Distributed Search Engine Design and Index Management in WeChat Search

Introduction: The article discusses the challenges of designing a good distributed system for search, noting that many practitioners understand theories like Paxos and CAP but lack concrete design experience. The author, with eight years of experience in distributed storage and search systems, presents the evolution of WeChat Search's distributed architecture.

Background: Search engines such as Baidu, Google, and Elasticsearch rely on inverted indexes. Elasticsearch uses a peer-to-peer architecture where each node handles both writes and reads, making it suitable for workloads that are not latency‑critical. In large‑scale systems, indexing is often off‑loaded to offline processes to avoid impacting write performance.

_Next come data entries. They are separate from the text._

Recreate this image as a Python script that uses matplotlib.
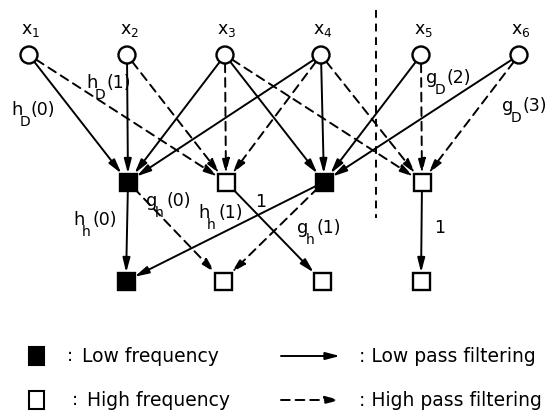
import matplotlib
matplotlib.use("Agg")
import matplotlib.pyplot as plt
from matplotlib.patches import Circle, Rectangle, FancyArrowPatch
import numpy as np

plt.rcParams['font.family'] = ['DejaVu Sans']
plt.rcParams['mathtext.default'] = 'regular'

# --- diagram data -------------------------------------------------------
input_labels = [r'$x_1$', r'$x_2$', r'$x_3$', r'$x_4$', r'$x_5$', r'$x_6$']
mid_low = [True, False, True, False]      # filled = low frequency
bot_low = [True, False, False, False]

# edges: (source, target, low pass?)
edges_in_mid = [(0, 0, True), (1, 0, True), (2, 0, True), (3, 0, True),
                (0, 1, False), (1, 1, False), (2, 1, False), (3, 1, False),
                (2, 2, True), (3, 2, True), (4, 2, True), (5, 2, True),
                (2, 3, False), (3, 3, False), (4, 3, False), (5, 3, False)]
edges_mid_bot = [(0, 0, True), (2, 0, True), (0, 1, False), (2, 1, False),
                 (1, 2, True), (3, 3, True)]

# coefficient labels: (letter, subscript, argument)
coef_labels = [('h', 'D', '(0)'), ('h', 'D', '(1)'), ('g', 'D', '(2)'), ('g', 'D', '(3)'),
               ('h', 'h', '(0)'), ('g', 'h', '(0)'), ('h', 'h', '(1)'), ('g', 'h', '(1)')]
unit_labels = ['1', '1']
legend_nodes = ['Low frequency', 'High frequency']
legend_edges = [': Low pass filtering', ': High pass filtering']

# --- layout (pixels) ----------------------------------------------------
input_x = [29, 127, 225, 321, 421, 519]
mid_x = [128, 226, 324, 422]
bot_x = [126, 223, 322, 421]
level_y = [55, 182, 281]
coef_pos = [(11, 115), (86, 88), (426, 83), (502, 111),
            (73, 225), (146, 206), (198, 218), (297, 233)]
unit_pos = [(261, 207), (440, 233)]
r = 8.5
half = 8.5

fig = plt.figure(figsize=(5.56, 4.12), dpi=100)
ax = fig.add_axes([0, 0, 1, 1])
ax.set_xlim(0, 556)
ax.set_ylim(412, 0)
ax.axis('off')

dash = (0, (4.5, 3))
astyle = '-|>,head_length=0.85,head_width=0.22'


def arrow(p0, p1, low, start_r=0.0):
    p0 = np.array(p0, float)
    p1 = np.array(p1, float)
    d = p1 - p0
    u = d / np.hypot(*d)
    t = min(half / abs(d[0]) if d[0] else np.inf, half / abs(d[1]))
    a = p0 + u * start_r
    b = p1 - d * t
    ax.add_patch(FancyArrowPatch(a, b, arrowstyle=astyle,
                                 mutation_scale=10, lw=1.4, color='black',
                                 linestyle='-' if low else dash,
                                 shrinkA=0, shrinkB=0, zorder=2))


for s, t, low in edges_in_mid:
    arrow((input_x[s], level_y[0]), (mid_x[t], level_y[1]), low, start_r=r)
for s, t, low in edges_mid_bot:
    arrow((mid_x[s], level_y[1]), (bot_x[t], level_y[2]), low, start_r=half)

for x, lab in zip(input_x, input_labels):
    ax.add_patch(Circle((x, level_y[0]), r, fc='white', ec='black', lw=1.7, zorder=3))
    ax.text(x + 2, level_y[0] - 25, lab, ha='center', va='center', fontsize=12.5)

for xs, lows, y in [(mid_x, mid_low, level_y[1]), (bot_x, bot_low, level_y[2])]:
    for x, lo in zip(xs, lows):
        ax.add_patch(Rectangle((x - half, y - half), 2 * half, 2 * half,
                               fc='black' if lo else 'white', ec='black', lw=1.7, zorder=3))

# letter, lowered subscript underneath, then argument
for (base, sub, arg), (x, y) in zip(coef_labels, coef_pos):
    ax.text(x, y, base, ha='left', va='baseline', fontsize=13)
    ax.text(x + 9, y + 11, sub, ha='left', va='baseline', fontsize=10)
    ax.text(x + 20, y, arg, ha='left', va='baseline', fontsize=12.5)
for lab, (x, y) in zip(unit_labels, unit_pos):
    ax.text(x, y, lab, ha='center', va='baseline', fontsize=12.5)

ax.plot([376, 376], [10, 218], color='black', lw=1.4, linestyle=(0, (4, 3)))

# legend
leg_y = [356, 400]
for y, lab, fill, cx in zip(leg_y, legend_nodes, ['black', 'white'], [67, 72]):
    ax.add_patch(Rectangle((29, y - 9), 15, 18, fc=fill, ec='black', lw=1.5))
    ax.text(cx, y, ':', ha='left', va='center', fontsize=13)
    ax.text(cx + 15, y, lab, ha='left', va='center', fontsize=13.5)
for y, lab, low in zip(leg_y, legend_edges, [True, False]):
    ax.add_patch(FancyArrowPatch((281, y), (340, y), arrowstyle=astyle,
                                 mutation_scale=10, lw=1.4, color='black',
                                 linestyle='-' if low else dash, shrinkA=0, shrinkB=0))
    ax.text(359, y, lab, ha='left', va='center', fontsize=13.5)

fig.savefig('out.png', dpi=100)
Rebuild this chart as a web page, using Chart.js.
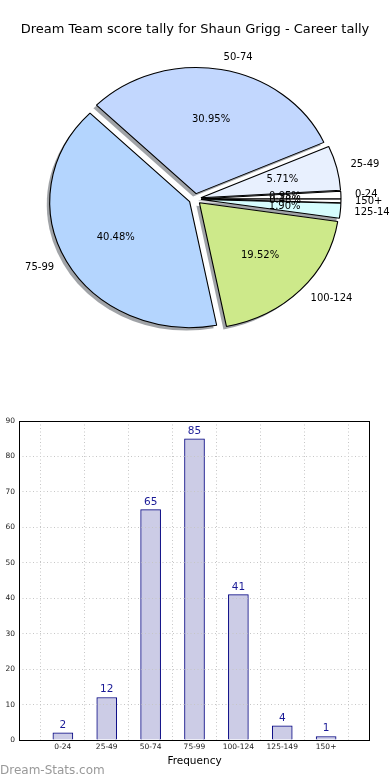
<!DOCTYPE html>
<html>
<head>
<meta charset="utf-8">
<script src="https://cdn.jsdelivr.net/npm/chart.js@4"></script>
<style>
  body { margin: 0; background: #fff; }
  canvas { position: absolute; left: 0; }
  #pie { top: 0; }
  #bars { top: 400px; }
</style>
</head>
<body>
<canvas id="pie" width="390" height="400"></canvas>
<canvas id="bars" width="390" height="380"></canvas>
<script>
// score bands and how many games fell in each
var categories = ["0-24", "25-49", "50-74", "75-99", "100-124", "125-149", "150+"];
var counts = [2, 12, 65, 85, 41, 4, 1];
var sliceColors = ["#ffffff", "#e8f0fe", "#c2d7fe", "#b4d5fe", "#cde98a", "#d6fdfe", "#ffffff"];
var yTicks = { min: 0, max: 90, step: 10 };

var chartTitle = "Dream Team score tally for Shaun Grigg - Career tally";
var xTitle = "Frequency";
var watermark = "Dream-Stats.com";

Chart.defaults.font.family = "'DejaVu Sans', sans-serif";
Chart.defaults.color = "#000";

// pie look: squashed a little sideways, exploded, with a drop shadow
var SX = 1.11;
var EXPLODE = 5.5;
var CX = 195;
var total = counts.reduce(function(s, v) { return s + v; }, 0);

var pieLook = {
  id: "pieLook",
  afterDatasetUpdate: function(chart, args) {
    // explode every wedge by the same amount
    args.meta.data.forEach(function(a) {
      var mid = (a.startAngle + a.endAngle) / 2;
      a.x += Math.cos(mid) * EXPLODE;
      a.y += Math.sin(mid) * EXPLODE;
    });
  },
  beforeDatasetsDraw: function(chart) {
    var ctx = chart.ctx;
    var meta = chart.getDatasetMeta(0);
    ctx.save();
    ctx.translate(CX, 0);
    ctx.scale(SX, 1);
    ctx.translate(-CX, 0);
    //shadows
    ctx.fillStyle = "rgba(45,50,60,0.45)";
    meta.data.forEach(function(a) {
      var x = a.x - 3 / SX;
      var y = a.y + 3;
      ctx.beginPath();
      ctx.moveTo(x, y);
      ctx.arc(x, y, a.outerRadius, a.startAngle, a.endAngle);
      ctx.closePath();
      ctx.fill();
    });
  },
  afterDatasetsDraw: function(chart) {
    var ctx = chart.ctx;
    ctx.restore();
    var meta = chart.getDatasetMeta(0);
    var labels = chart.data.labels;
    var data = chart.data.datasets[0].data;
    ctx.save();
    ctx.fillStyle = "#000";
    ctx.textBaseline = "middle";
    ctx.font = "10px 'DejaVu Sans'";
    meta.data.forEach(function(a, i) {
      var mid = (a.startAngle + a.endAngle) / 2;
      var c = Math.cos(mid), s = Math.sin(mid);
      var r = a.outerRadius;
      ctx.textAlign = c > 0 ? "left" : "right";
      ctx.fillText(labels[i], CX + SX * (a.x - CX + c * 1.1 * r), a.y + s * 1.1 * r);
      ctx.textAlign = "center";
      var pct = (data[i] / total * 100).toFixed(2) + "%";
      ctx.fillText(pct, CX + SX * (a.x - CX + c * 0.6 * r), a.y + s * 0.6 * r);
    });
    ctx.font = "13px 'DejaVu Sans'";
    ctx.textAlign = "center";
    ctx.fillText(chartTitle, 195, 30);
    ctx.restore();
  }
};

// matplotlib went counter-clockwise from 3 o'clock, chart.js goes clockwise
var pieLabels = categories.slice().reverse();
var pieData = counts.slice().reverse();
var pieColors = sliceColors.slice().reverse();

new Chart(document.getElementById("pie"), {
  type: "pie",
  data: {
    labels: pieLabels,
    datasets: [{
      data: pieData,
      backgroundColor: pieColors,
      borderColor: "#000",
      borderWidth: 1
    }]
  },
  options: {
    responsive: false,
    animation: false,
    events: [],
    rotation: 90,
    radius: 126,
    layout: { padding: { left: 0, right: 0, top: 0, bottom: 2 } },
    plugins: { legend: { display: false }, tooltip: { enabled: false } }
  },
  plugins: [pieLook]
});

// bar chart
var barLook = {
  id: "barLook",
  afterDatasetsDraw: function(chart) {
    var ctx = chart.ctx;
    var meta = chart.getDatasetMeta(0);
    ctx.save();
    ctx.fillStyle = "#1a1a96";
    ctx.font = "10.5px 'DejaVu Sans'";
    ctx.textAlign = "center";
    ctx.textBaseline = "alphabetic";
    meta.data.forEach(function(b, i) {
      ctx.fillText(String(counts[i]), b.x, b.y - 5);
    });
    ctx.restore();
  },
  afterDraw: function(chart) {
    var ctx = chart.ctx;
    var a = chart.chartArea;
    ctx.save();
    ctx.strokeStyle = "#000";
    ctx.lineWidth = 1;
    ctx.strokeRect(a.left + 0.5, a.top + 0.5, a.right - a.left - 1, a.bottom - a.top);
    ctx.fillStyle = "#999";
    ctx.font = "12px 'DejaVu Sans'";
    ctx.textAlign = "left";
    ctx.textBaseline = "alphabetic";
    ctx.fillText(watermark, 0, 374);
    ctx.restore();
  }
};

var gridStyle = { color: "#c6c6c6", lineWidth: 1, drawTicks: false, z: 1 };

new Chart(document.getElementById("bars"), {
  type: "bar",
  data: {
    datasets: [{
      data: counts.map(function(v, i) { return { x: i + 1, y: v }; }),
      backgroundColor: "#ccccE6",
      borderColor: "#000080",
      borderWidth: 1,
      barThickness: 20
    }]
  },
  options: {
    responsive: false,
    animation: false,
    events: [],
    layout: { padding: { left: 0, right: 20, top: 21, bottom: 0 } },
    plugins: { legend: { display: false }, tooltip: { enabled: false } },
    scales: {
      x: {
        type: "linear",
        min: 0,
        max: categories.length + 1,
        offset: false,
        afterFit: function(s) { s.height = 40; },
        ticks: {
          stepSize: 1,
          autoSkip: false,
          maxRotation: 0,
          padding: 3,
          color: "#222",
          font: { size: 7.5 },
          callback: function(v) { return categories[v - 1] || ""; }
        },
        grid: gridStyle,
        border: { display: false, dash: [1, 2.5] },
        title: { display: true, text: xTitle, color: "#000", font: { size: 10.5 }, padding: { top: 0, bottom: 12.7 } }
      },
      y: {
        min: yTicks.min,
        max: yTicks.max,
        afterFit: function(s) { s.width = 19; },
        ticks: { stepSize: yTicks.step, padding: 4, color: "#222", font: { size: 7.5 } },
        grid: gridStyle,
        border: { display: false, dash: [1, 2.5] }
      }
    }
  },
  plugins: [barLook]
});
</script>
</body>
</html>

Data Sharding: The core of distributed problem solving is splitting large tasks into smaller ones. In search systems, data is divided into shards (called shards in ES, regions in HBase, tablets in Bigtable). Sharding is distinguished from replication (copies of shards). Sharding can be performed by key range or hash; hash is more common to avoid data skew. Rebalancing moves shards between nodes when scaling.

System Design Considerations: A leader (selected via Chubby) manages shard‑to‑node mappings, node status, and routing. The leader does not participate in online search requests, keeping control flow separate from data flow. Heartbeats from nodes allow the leader to monitor health and assign tasks such as index loading.

Index Management: The architecture adopts a Lambda‑style pipeline with both batch (offline) and stream (near‑real‑time) processing. Batch indexing rebuilds the full index periodically, while near‑real‑time updates use an LSM‑like structure (Refresh and Level libraries) to provide low‑latency writes. Full‑index rebuilds are triggered by operators or timers, and the leader coordinates creation of new index libraries, loading them into Searcher groups, and retiring old libraries.

Shard‑to‑Group Mapping: Searcher nodes are organized into groups; each group loads a subset of shards. When scaling out, new groups are added and shards are rebalanced accordingly. The mapping evolves from shard‑to‑group to shard‑to‑full‑index‑library to support seamless upgrades.

Transaction and Consistency: The system treats control operations (e.g., scaling, index rebuild) as low‑frequency, single‑node tasks managed by the leader, while data flow remains highly available. Consistency requirements are relaxed; most search workloads only need monotonic read consistency, achieved by routing a user’s queries to the same node.

Conclusion: The article summarizes the trade‑offs made in WeChat Search’s distributed design, covering leader election, sharding, index lifecycle, and the blend of Lambda and Kappa architectures. It highlights practical lessons for building scalable, reliable search services on top of distributed storage systems.